:: Dataset extract
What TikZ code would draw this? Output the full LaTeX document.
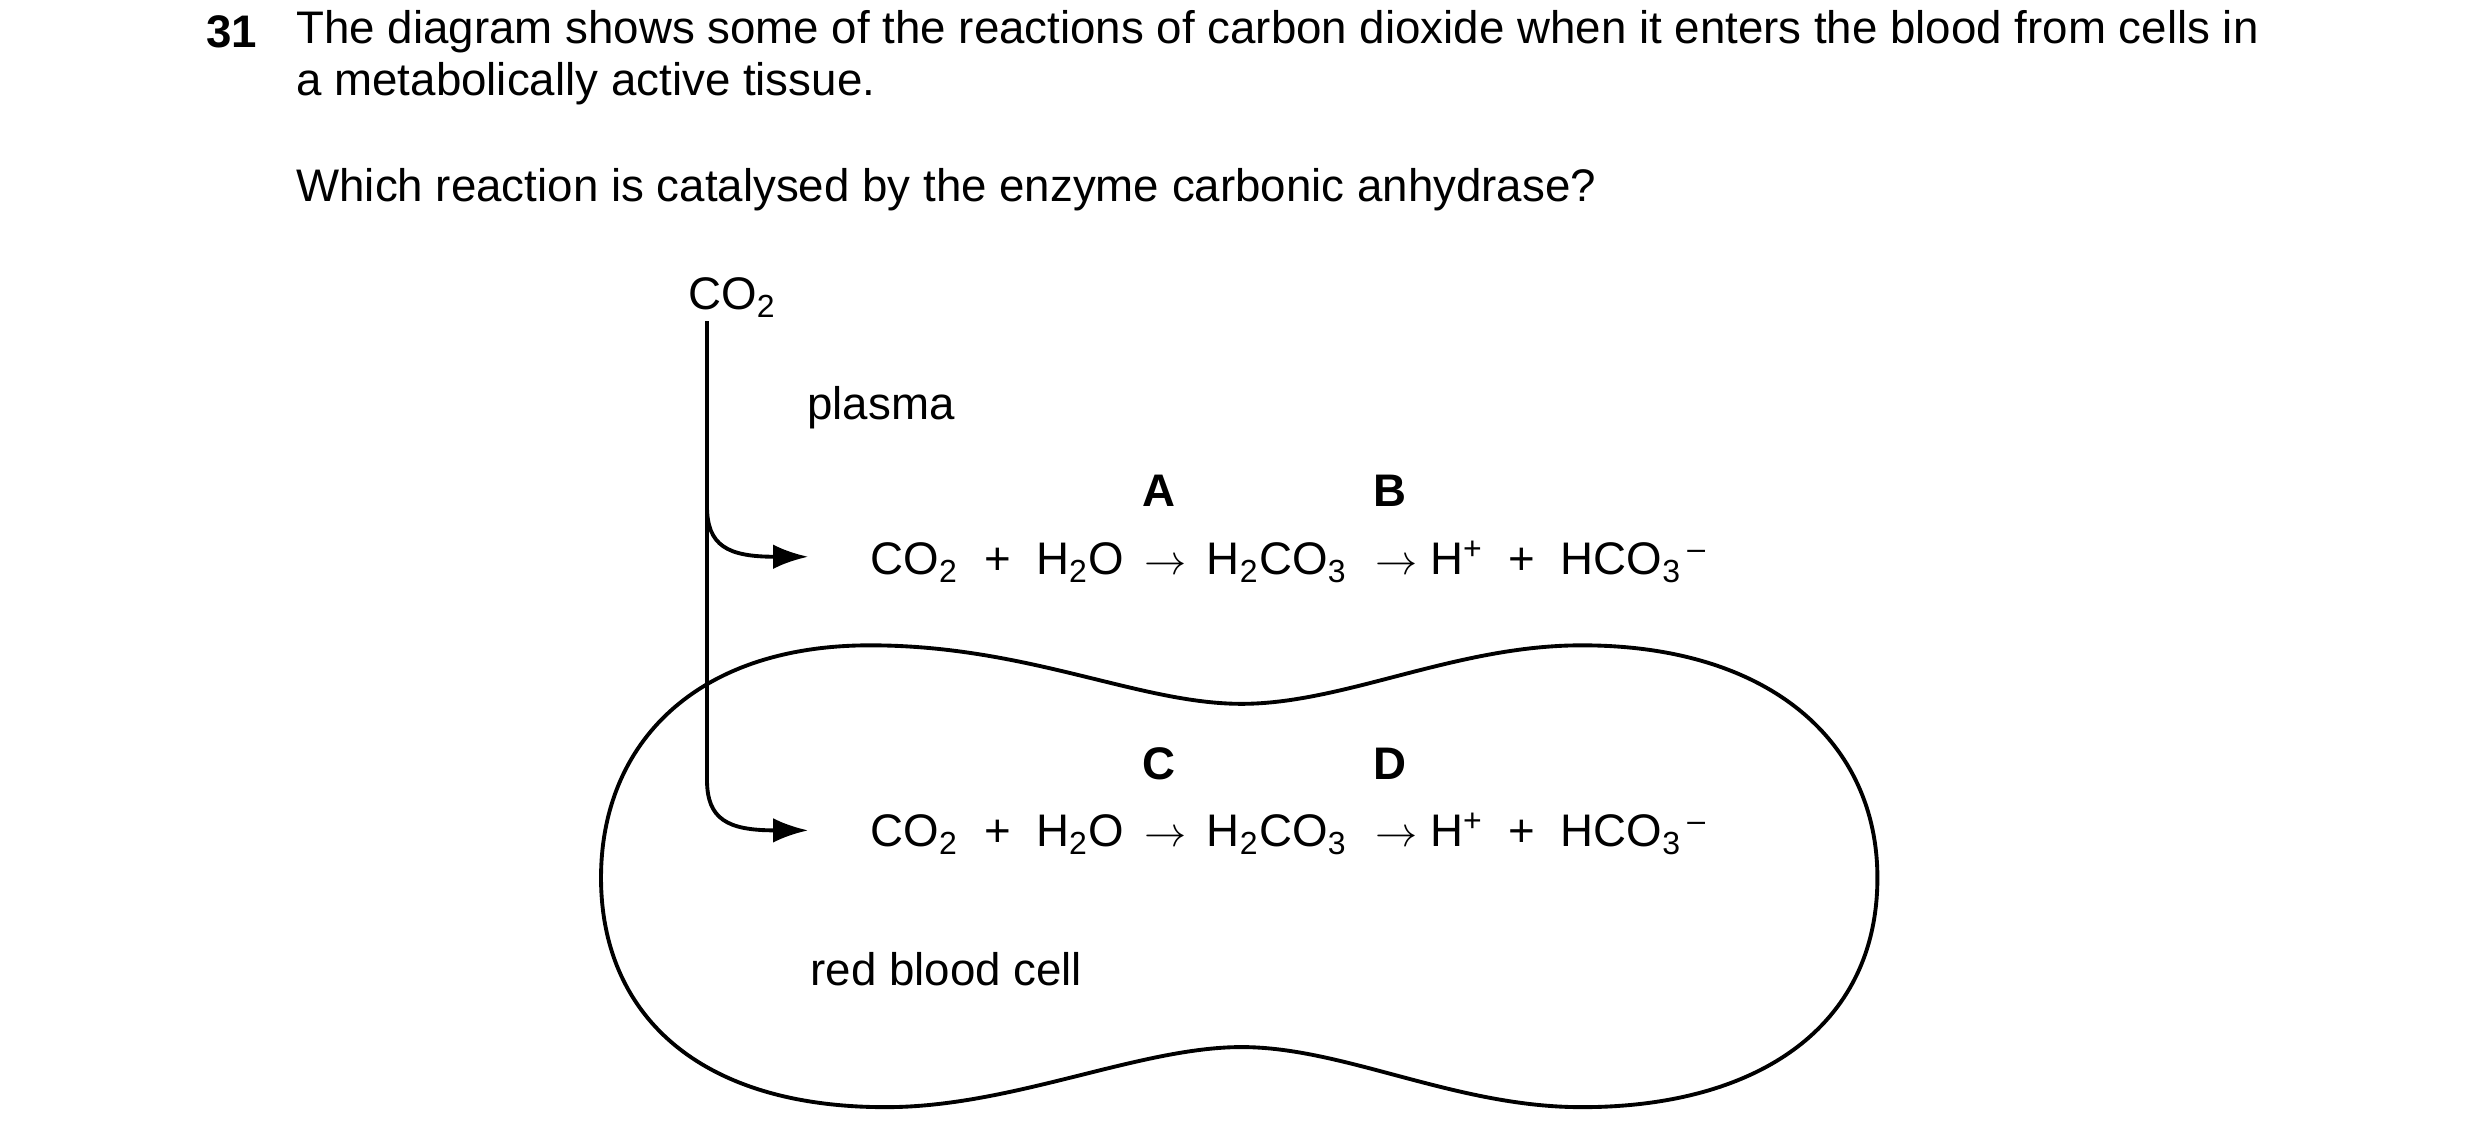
::::
:: Dataset extract
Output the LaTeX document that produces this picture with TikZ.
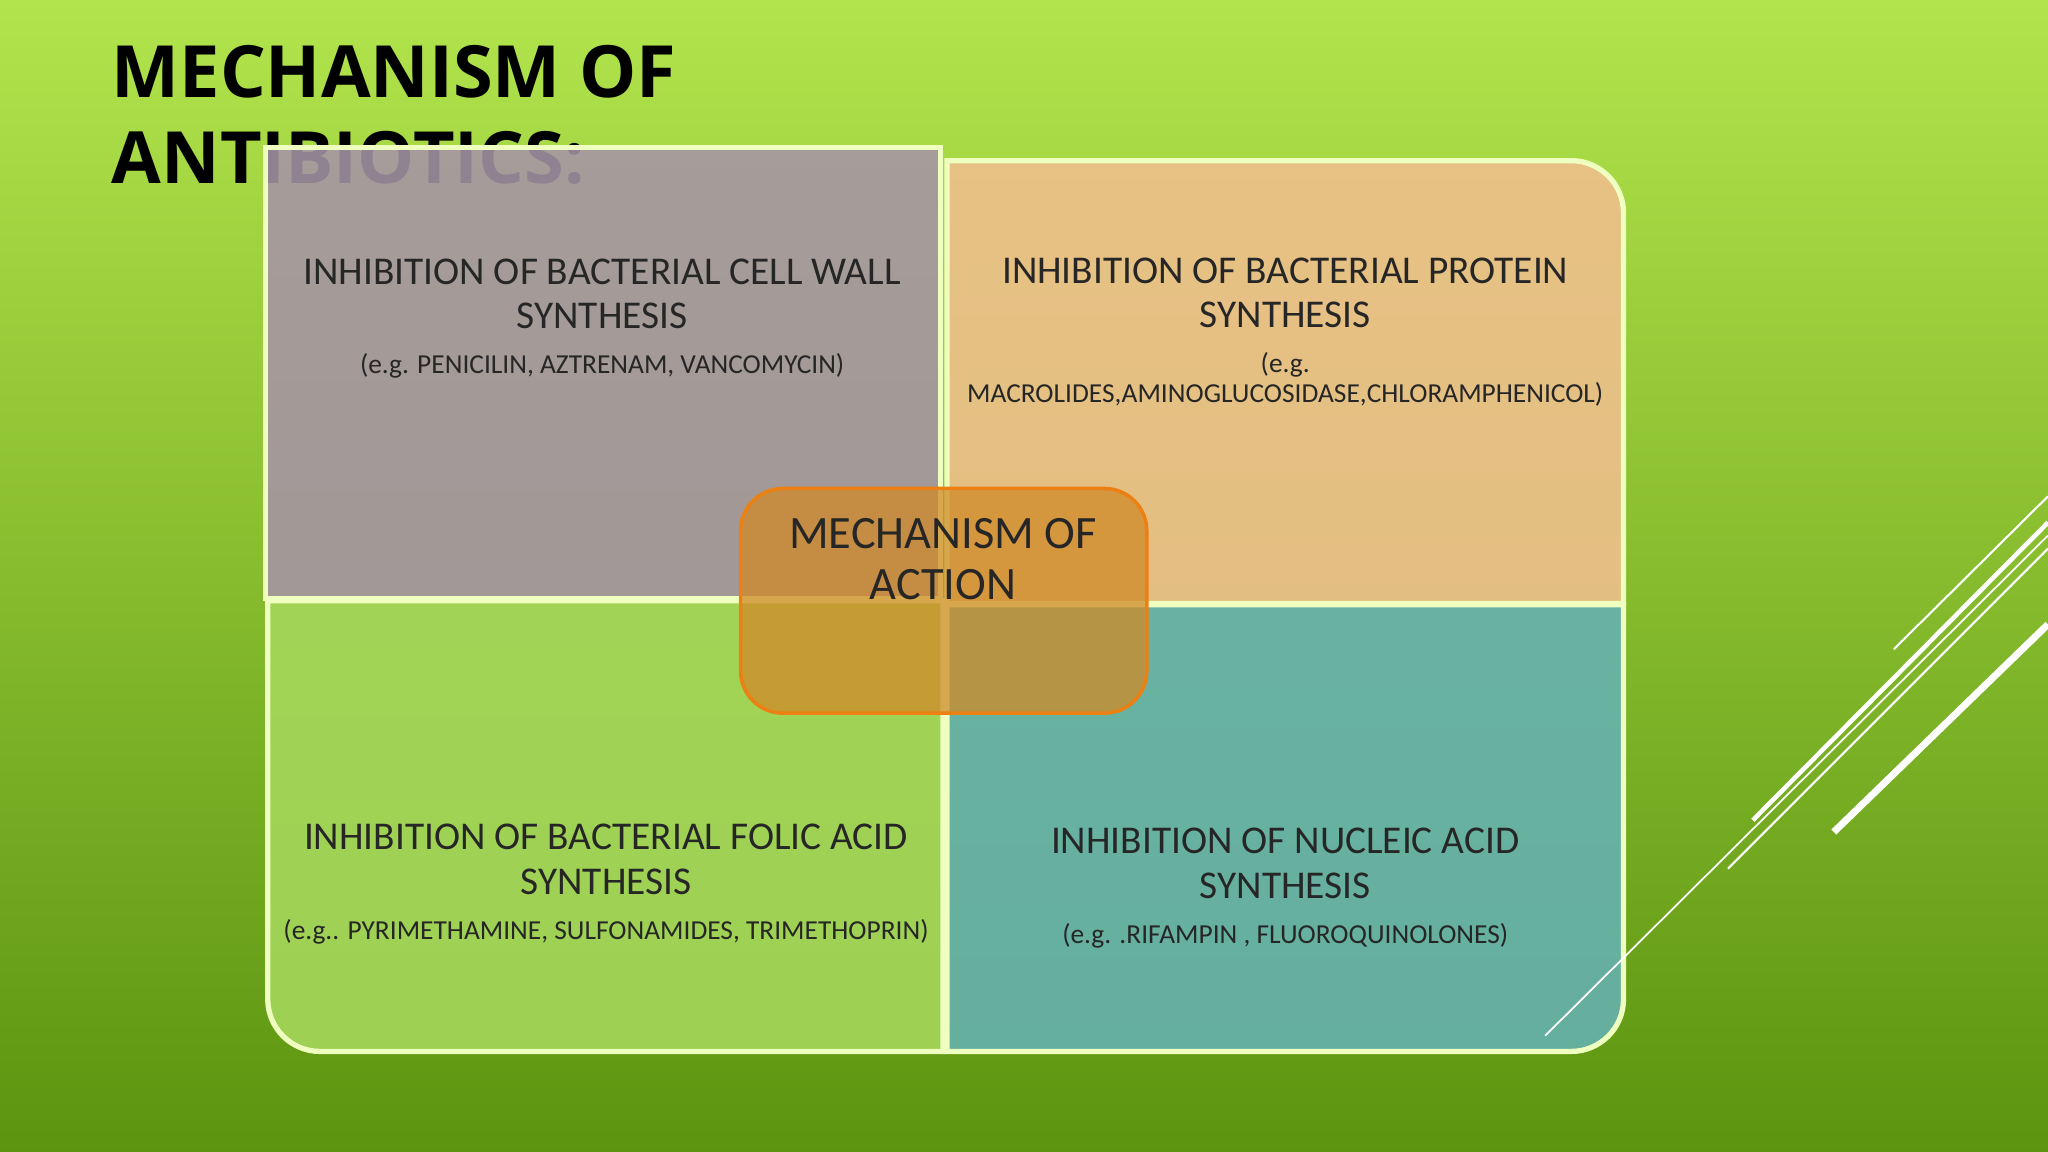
::::
:: Dataset extract
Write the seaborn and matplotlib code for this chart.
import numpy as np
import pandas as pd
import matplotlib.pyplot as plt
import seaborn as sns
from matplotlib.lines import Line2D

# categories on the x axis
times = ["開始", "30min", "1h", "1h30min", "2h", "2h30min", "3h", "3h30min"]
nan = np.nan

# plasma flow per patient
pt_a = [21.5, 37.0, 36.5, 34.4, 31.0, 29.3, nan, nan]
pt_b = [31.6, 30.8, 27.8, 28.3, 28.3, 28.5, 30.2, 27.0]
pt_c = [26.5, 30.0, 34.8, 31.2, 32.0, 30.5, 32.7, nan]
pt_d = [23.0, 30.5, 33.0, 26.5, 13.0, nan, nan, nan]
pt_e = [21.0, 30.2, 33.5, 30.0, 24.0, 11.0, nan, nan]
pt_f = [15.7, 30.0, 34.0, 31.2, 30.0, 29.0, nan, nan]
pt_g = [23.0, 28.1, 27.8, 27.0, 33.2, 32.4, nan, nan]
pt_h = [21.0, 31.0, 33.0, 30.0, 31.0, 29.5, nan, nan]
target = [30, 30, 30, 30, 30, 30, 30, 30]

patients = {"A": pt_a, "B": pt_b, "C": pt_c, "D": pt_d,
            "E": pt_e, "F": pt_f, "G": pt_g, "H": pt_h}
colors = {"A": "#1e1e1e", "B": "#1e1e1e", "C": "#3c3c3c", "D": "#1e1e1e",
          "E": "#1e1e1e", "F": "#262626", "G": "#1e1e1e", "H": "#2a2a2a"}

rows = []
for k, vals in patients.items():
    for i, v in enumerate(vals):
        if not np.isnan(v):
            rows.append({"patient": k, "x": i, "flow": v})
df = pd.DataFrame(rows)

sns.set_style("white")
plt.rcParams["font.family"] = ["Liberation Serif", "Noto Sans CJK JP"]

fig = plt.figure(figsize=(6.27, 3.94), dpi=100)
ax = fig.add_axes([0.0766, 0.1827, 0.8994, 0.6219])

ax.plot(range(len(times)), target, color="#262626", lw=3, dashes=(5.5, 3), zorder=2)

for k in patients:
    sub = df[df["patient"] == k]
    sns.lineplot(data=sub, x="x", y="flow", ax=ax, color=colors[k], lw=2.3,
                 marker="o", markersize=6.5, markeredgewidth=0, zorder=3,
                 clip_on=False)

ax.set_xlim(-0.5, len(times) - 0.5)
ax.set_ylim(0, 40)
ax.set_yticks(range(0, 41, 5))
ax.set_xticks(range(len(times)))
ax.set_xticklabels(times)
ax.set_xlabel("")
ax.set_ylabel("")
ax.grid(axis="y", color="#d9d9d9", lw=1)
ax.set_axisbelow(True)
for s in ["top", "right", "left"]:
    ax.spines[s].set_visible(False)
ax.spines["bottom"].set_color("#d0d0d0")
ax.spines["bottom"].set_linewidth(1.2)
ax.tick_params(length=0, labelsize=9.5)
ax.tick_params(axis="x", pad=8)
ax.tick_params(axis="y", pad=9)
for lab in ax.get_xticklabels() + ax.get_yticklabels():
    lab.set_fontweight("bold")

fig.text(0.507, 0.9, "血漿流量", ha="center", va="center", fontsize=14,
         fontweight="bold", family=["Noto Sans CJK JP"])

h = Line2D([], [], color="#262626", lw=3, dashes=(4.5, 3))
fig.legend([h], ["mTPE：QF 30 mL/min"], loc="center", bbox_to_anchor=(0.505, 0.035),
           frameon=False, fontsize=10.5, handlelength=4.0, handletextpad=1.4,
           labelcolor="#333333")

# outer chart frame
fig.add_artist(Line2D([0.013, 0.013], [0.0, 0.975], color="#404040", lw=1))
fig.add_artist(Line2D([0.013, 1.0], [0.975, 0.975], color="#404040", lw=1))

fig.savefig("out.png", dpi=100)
::::
◆ **What is expected**
Starting with the line with "Write the seaborn" and ending with the line with "nan = np.nan", extract every line exactly and nothing outside that span.

◆ **Answer to this problem**
Write the seaborn and matplotlib code for this chart.
import numpy as np
import pandas as pd
import matplotlib.pyplot as plt
import seaborn as sns
from matplotlib.lines import Line2D

# categories on the x axis
times = ["開始", "30min", "1h", "1h30min", "2h", "2h30min", "3h", "3h30min"]
nan = np.nan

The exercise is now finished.